(Stored entries)
»»

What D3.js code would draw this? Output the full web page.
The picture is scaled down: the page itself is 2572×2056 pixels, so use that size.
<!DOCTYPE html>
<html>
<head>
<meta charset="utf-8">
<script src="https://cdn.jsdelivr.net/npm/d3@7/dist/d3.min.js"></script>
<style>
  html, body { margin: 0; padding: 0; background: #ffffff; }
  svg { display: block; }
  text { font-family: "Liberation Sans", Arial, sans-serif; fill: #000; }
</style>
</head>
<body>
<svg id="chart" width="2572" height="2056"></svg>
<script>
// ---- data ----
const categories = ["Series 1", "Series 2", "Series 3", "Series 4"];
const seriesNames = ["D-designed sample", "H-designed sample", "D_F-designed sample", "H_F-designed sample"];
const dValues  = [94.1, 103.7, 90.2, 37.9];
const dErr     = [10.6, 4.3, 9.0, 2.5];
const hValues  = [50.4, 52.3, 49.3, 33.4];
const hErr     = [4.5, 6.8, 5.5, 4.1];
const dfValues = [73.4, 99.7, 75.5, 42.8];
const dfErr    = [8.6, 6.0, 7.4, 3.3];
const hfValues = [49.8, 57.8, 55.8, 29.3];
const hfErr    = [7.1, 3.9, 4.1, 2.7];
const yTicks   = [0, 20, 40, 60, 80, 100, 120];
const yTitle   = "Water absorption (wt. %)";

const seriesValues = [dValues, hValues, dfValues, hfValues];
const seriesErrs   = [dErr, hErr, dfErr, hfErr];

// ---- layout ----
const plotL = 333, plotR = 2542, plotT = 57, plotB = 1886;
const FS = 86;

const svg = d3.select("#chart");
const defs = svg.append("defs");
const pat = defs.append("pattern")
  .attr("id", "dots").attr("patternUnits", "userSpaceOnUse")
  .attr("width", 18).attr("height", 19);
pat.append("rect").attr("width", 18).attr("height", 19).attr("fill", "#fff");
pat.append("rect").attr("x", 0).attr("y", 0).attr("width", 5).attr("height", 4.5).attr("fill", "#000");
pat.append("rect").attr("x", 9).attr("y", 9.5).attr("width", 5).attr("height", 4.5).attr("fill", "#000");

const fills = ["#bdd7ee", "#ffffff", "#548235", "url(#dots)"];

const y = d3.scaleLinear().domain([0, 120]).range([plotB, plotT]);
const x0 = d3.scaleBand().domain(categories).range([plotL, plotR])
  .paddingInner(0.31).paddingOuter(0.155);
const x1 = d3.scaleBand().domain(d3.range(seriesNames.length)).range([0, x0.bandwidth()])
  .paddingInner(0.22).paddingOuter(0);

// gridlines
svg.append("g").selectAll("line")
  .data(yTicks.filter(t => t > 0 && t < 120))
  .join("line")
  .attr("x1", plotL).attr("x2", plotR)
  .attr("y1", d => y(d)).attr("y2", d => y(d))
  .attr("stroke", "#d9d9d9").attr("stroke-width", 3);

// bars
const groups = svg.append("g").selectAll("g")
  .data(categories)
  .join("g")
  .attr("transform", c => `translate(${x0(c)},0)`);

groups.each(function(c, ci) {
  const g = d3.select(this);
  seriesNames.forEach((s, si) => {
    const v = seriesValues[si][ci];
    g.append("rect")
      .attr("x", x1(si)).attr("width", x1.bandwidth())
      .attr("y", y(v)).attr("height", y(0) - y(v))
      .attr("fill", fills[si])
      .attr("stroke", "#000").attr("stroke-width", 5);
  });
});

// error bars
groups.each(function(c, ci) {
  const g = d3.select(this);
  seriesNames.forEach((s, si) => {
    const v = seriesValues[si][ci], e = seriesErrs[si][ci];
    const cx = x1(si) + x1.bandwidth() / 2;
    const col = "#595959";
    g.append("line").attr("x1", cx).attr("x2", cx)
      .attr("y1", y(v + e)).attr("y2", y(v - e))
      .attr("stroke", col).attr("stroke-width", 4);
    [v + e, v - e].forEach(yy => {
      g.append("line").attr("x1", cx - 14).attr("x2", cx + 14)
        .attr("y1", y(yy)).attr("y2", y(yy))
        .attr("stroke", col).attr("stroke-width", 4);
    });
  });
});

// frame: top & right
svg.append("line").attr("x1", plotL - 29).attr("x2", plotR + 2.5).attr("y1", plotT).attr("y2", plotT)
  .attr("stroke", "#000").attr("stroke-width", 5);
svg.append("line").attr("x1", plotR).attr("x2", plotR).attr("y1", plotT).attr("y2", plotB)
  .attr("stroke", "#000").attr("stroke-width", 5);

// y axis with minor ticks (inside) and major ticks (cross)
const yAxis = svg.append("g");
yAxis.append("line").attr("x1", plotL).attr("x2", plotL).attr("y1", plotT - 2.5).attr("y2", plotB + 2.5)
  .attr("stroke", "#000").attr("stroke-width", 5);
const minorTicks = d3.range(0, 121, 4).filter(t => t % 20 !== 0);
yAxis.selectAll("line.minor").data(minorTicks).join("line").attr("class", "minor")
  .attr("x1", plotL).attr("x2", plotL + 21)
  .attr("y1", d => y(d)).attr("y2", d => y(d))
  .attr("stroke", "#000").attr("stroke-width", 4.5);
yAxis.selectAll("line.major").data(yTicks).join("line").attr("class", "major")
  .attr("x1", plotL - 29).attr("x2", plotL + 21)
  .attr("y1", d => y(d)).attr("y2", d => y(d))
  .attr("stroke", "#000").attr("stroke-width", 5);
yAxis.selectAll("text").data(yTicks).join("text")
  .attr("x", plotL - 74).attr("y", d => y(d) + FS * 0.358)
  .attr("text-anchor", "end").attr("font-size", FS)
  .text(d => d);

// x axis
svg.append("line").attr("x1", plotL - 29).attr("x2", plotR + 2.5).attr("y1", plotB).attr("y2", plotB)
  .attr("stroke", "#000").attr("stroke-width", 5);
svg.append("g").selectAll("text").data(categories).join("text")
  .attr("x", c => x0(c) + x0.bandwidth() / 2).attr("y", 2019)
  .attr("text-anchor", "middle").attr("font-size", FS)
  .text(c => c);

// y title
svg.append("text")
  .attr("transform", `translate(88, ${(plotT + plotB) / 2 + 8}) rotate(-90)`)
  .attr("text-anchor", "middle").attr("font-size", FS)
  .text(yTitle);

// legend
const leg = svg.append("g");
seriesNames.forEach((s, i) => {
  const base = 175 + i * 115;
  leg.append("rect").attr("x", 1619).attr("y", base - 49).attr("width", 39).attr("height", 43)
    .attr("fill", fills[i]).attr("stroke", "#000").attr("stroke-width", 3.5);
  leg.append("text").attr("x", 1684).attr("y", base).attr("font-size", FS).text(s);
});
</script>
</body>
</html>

««
»»

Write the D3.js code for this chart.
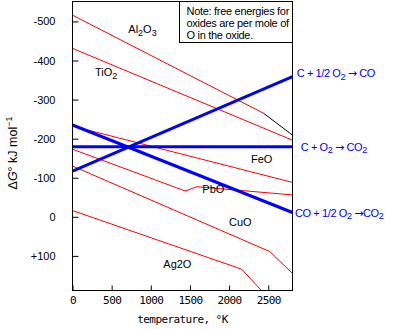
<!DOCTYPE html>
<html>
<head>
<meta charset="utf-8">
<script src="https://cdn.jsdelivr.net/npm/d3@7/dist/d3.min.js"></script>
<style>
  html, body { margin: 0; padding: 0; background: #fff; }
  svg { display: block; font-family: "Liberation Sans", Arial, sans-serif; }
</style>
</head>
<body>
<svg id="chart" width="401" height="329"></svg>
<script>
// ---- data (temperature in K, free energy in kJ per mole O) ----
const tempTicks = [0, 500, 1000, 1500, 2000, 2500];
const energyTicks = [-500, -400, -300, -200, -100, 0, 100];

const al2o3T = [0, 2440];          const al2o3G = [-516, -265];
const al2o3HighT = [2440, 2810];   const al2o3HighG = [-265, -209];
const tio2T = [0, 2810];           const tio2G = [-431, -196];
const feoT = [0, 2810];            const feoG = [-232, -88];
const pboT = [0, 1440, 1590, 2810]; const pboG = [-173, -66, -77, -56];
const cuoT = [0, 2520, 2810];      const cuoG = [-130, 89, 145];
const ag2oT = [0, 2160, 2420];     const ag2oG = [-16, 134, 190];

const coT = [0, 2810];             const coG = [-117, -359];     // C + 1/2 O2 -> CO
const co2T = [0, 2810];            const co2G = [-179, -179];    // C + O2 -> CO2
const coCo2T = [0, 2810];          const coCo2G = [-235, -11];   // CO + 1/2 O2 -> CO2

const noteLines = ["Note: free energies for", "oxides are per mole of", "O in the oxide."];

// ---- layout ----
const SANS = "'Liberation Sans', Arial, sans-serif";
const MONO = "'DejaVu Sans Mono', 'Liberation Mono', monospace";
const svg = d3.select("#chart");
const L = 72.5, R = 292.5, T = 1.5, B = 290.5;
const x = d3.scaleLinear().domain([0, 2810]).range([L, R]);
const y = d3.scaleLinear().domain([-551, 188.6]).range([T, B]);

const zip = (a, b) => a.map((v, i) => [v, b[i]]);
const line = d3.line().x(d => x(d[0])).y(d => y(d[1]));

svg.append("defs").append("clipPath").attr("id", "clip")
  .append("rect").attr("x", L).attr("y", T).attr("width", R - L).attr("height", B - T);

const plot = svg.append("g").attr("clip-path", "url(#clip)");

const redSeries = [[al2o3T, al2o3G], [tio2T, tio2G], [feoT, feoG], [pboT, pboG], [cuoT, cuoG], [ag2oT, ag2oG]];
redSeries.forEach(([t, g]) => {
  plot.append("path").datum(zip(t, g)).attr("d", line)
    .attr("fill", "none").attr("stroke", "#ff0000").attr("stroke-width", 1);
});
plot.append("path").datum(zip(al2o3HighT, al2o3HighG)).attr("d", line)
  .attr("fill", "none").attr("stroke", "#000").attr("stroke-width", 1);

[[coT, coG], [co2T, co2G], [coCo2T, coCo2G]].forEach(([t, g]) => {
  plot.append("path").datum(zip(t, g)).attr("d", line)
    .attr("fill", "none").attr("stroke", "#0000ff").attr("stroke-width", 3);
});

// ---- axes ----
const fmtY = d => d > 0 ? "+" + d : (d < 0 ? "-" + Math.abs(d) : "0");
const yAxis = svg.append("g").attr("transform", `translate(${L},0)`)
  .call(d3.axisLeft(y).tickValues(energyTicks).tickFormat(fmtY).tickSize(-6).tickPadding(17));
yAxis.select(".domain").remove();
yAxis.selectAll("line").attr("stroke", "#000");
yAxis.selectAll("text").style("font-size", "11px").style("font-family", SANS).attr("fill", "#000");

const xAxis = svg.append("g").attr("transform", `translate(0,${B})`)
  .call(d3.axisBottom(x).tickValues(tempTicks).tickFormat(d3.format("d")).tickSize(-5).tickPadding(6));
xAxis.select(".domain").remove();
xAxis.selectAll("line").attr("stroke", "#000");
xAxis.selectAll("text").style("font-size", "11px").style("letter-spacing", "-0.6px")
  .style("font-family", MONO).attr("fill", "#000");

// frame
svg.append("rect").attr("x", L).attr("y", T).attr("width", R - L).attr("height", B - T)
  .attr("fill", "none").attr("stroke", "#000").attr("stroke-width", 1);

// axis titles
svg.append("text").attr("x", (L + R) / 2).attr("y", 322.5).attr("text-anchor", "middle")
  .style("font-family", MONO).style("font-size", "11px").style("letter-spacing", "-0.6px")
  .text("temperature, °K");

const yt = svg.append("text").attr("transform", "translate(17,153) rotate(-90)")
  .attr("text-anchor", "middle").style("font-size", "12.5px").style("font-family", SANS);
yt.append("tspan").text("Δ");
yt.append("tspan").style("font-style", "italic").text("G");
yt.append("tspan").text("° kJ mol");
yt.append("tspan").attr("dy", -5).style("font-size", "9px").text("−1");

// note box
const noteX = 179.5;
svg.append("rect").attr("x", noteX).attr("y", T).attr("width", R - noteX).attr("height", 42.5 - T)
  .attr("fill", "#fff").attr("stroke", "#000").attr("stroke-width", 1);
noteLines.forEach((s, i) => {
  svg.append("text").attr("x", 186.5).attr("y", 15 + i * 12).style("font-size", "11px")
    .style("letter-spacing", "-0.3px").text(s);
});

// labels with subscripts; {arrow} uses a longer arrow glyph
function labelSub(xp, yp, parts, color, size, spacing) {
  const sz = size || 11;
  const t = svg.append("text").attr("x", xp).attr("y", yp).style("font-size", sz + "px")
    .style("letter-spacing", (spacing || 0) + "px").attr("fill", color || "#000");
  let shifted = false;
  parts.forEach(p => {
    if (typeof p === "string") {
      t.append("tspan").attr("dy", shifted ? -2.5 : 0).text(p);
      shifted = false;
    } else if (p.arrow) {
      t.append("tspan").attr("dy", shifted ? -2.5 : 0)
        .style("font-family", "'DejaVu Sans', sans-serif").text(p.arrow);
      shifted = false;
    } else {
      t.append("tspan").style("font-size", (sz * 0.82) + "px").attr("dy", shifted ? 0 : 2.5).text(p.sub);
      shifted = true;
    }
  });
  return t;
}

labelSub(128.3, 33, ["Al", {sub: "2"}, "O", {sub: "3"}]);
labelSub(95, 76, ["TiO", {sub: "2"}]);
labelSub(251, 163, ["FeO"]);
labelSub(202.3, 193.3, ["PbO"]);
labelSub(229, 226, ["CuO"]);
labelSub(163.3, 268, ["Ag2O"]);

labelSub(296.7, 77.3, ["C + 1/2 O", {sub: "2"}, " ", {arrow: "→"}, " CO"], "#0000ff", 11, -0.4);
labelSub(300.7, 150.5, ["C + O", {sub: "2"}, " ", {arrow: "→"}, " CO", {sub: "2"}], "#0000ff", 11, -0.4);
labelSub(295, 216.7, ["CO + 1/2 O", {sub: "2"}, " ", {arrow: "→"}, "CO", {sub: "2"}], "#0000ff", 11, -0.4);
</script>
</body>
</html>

««
»»

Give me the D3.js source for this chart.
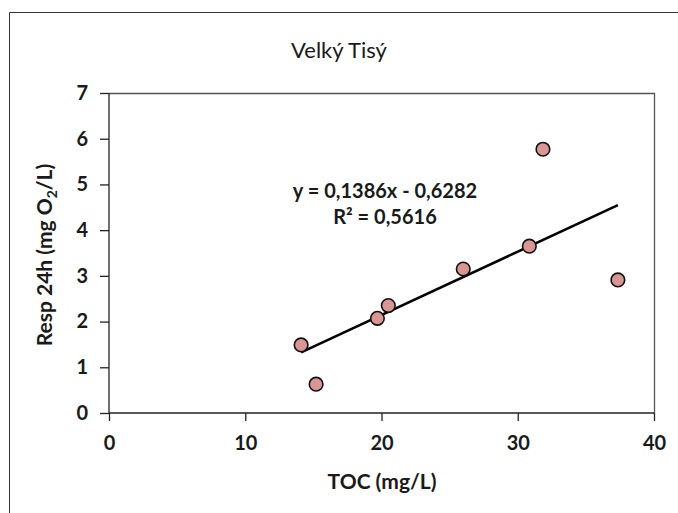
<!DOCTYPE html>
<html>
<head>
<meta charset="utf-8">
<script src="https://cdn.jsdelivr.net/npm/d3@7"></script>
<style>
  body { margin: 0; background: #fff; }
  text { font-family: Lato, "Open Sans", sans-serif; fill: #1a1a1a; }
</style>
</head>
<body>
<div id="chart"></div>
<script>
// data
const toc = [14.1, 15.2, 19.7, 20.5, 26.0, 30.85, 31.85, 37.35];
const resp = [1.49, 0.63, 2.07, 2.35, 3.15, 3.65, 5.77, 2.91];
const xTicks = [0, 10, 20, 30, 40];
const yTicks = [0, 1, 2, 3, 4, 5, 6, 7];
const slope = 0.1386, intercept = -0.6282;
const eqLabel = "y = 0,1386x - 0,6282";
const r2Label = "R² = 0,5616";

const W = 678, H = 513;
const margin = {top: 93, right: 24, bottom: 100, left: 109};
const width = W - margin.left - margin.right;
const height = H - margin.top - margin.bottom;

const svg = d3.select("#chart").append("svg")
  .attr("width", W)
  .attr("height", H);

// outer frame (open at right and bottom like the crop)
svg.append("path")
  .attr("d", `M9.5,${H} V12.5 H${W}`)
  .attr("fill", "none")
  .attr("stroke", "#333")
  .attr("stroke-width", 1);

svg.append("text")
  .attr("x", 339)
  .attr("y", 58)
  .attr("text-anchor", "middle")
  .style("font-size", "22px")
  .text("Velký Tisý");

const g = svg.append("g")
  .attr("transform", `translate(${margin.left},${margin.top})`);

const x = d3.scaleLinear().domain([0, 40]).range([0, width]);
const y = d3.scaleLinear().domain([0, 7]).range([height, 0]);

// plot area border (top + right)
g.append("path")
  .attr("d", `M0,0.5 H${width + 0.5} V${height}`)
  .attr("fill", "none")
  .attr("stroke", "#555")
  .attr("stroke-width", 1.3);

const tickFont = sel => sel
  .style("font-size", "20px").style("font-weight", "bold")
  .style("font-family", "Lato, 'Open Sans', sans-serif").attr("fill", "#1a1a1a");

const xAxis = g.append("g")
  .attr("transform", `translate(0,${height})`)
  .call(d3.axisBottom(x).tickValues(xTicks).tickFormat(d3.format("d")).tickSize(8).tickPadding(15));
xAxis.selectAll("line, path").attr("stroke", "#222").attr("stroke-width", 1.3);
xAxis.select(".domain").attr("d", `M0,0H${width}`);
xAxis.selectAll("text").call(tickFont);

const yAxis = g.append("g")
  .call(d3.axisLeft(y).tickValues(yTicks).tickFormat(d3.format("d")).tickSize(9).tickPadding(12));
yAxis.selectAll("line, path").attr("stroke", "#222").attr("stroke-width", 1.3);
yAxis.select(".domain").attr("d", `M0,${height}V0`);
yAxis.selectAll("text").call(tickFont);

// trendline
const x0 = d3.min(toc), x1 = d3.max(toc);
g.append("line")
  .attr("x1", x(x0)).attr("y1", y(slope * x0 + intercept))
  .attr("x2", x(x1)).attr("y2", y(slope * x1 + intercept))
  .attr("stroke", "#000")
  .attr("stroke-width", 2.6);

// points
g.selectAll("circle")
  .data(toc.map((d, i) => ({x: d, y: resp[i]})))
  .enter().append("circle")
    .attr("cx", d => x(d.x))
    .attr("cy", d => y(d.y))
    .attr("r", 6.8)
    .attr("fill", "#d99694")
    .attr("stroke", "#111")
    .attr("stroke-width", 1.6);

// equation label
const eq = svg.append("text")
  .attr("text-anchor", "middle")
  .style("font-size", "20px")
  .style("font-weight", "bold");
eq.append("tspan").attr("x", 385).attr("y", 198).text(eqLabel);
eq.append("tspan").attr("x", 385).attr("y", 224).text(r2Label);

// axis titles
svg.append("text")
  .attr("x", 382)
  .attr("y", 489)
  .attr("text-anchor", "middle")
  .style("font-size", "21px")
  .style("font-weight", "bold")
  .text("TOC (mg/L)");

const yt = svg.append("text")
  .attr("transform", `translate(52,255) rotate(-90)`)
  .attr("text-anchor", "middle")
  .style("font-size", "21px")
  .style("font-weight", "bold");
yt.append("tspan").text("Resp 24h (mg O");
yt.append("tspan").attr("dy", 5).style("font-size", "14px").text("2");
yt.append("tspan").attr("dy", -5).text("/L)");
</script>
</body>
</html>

««

— Short problem —
Using the records above, find and show each line with the string "page".

— Reply —
What D3.js code would draw this? Output the full web page.
The picture is scaled down: the page itself is 2572×2056 pixels, so use that size.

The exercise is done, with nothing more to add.